Today, I experienced the worst kind of road rage I had ever encountered. Now, I will say this: I know I have probably in my life been the perpetrator of road rage. But, not like what I experienced today. Surely this person had had a really bad day. I was coming onto the Madison interchange from Highland Colony going towards the town of Madison ( I really don't know my directions...I am not very good with North, South, East and West...really frustrates my Ted)...when this SUV was making a U-turn right in the middle of the road...the person literally screamed at me and I could hear them with my windows rolled up and theirs also...so I kept going...they came up beside me on my right to go ahead and get on the interstate -- going extremely fast, mind you, and then held the left hand up to me with a very obscene gesture.
I was flabbergasted!! In fact, I cried.
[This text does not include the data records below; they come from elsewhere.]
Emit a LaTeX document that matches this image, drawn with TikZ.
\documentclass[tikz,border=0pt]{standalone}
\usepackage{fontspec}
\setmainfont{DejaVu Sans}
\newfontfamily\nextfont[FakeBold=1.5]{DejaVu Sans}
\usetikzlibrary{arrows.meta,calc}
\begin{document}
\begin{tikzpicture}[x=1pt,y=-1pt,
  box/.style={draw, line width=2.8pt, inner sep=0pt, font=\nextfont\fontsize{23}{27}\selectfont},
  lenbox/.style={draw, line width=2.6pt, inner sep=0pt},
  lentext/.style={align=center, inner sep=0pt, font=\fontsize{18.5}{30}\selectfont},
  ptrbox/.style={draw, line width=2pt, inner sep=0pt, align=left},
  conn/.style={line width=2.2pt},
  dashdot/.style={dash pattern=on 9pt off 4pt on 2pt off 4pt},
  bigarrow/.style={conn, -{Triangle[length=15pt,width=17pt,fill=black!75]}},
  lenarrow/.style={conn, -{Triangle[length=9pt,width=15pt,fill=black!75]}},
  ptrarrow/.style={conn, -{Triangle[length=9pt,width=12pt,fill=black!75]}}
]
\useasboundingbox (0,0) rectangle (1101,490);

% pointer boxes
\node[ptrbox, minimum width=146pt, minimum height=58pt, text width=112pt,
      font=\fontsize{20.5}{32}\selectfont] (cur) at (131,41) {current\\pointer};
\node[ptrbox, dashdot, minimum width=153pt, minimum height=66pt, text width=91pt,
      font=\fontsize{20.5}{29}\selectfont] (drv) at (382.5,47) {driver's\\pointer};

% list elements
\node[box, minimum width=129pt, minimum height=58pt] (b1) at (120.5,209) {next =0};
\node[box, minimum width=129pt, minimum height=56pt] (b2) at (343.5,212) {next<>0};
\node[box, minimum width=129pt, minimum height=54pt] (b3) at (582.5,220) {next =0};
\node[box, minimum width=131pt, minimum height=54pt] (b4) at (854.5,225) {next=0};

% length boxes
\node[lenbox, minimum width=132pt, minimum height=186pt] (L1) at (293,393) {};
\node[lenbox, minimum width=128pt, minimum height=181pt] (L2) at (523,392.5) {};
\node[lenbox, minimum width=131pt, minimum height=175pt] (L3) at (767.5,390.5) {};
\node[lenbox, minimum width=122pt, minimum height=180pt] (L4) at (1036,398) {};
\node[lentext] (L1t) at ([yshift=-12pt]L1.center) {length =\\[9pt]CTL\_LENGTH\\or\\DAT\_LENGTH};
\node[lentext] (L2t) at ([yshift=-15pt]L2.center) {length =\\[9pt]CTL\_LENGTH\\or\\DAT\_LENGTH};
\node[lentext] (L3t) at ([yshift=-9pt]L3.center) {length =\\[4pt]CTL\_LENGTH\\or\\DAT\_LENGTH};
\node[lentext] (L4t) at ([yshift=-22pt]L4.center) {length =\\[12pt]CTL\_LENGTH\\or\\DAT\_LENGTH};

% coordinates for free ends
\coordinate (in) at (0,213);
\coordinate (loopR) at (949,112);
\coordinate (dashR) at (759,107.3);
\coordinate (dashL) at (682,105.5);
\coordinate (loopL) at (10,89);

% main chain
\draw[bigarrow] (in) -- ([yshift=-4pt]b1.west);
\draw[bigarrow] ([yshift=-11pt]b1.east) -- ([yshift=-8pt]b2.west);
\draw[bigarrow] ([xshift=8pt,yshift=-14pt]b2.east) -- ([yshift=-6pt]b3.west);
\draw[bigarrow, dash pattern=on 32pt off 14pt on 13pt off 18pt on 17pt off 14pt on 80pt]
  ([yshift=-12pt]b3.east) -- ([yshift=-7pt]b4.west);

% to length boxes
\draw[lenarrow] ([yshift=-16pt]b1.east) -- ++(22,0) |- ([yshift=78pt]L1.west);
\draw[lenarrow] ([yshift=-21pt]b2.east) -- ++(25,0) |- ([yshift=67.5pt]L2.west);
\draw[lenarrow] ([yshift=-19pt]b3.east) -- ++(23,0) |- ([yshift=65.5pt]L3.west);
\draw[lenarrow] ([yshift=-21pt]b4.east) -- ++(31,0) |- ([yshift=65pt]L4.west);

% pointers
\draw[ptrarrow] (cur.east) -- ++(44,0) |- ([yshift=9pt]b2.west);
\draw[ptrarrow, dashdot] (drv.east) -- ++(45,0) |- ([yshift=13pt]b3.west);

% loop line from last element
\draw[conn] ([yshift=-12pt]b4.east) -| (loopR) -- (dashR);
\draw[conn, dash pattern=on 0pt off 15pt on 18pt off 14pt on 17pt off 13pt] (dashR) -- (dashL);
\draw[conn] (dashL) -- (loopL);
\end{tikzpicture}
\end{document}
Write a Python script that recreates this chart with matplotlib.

I was so hurt because I am such a tender-hearted person and I thought to myself, "I am just driving. What did I do?"
You know, I got to thinking. There are so many hurting people in our world. But there are also so many hurting people right around us and we really don't realize it...I ache for this person who felt so compelled to be so mad while driving. Obviously, there is a deep need. As I read tonight in Hebrews 1:9, there is the oil of joy that is available for us and I just pray that somehow, this person could experience the oil of God's anointing joy in someway in their life. And I pray that for whoever reads this...God will anoint each of us with His oil of joy--gladness and inner joy at knowing Him and at allowing Him to cause us to love Him more and more each day.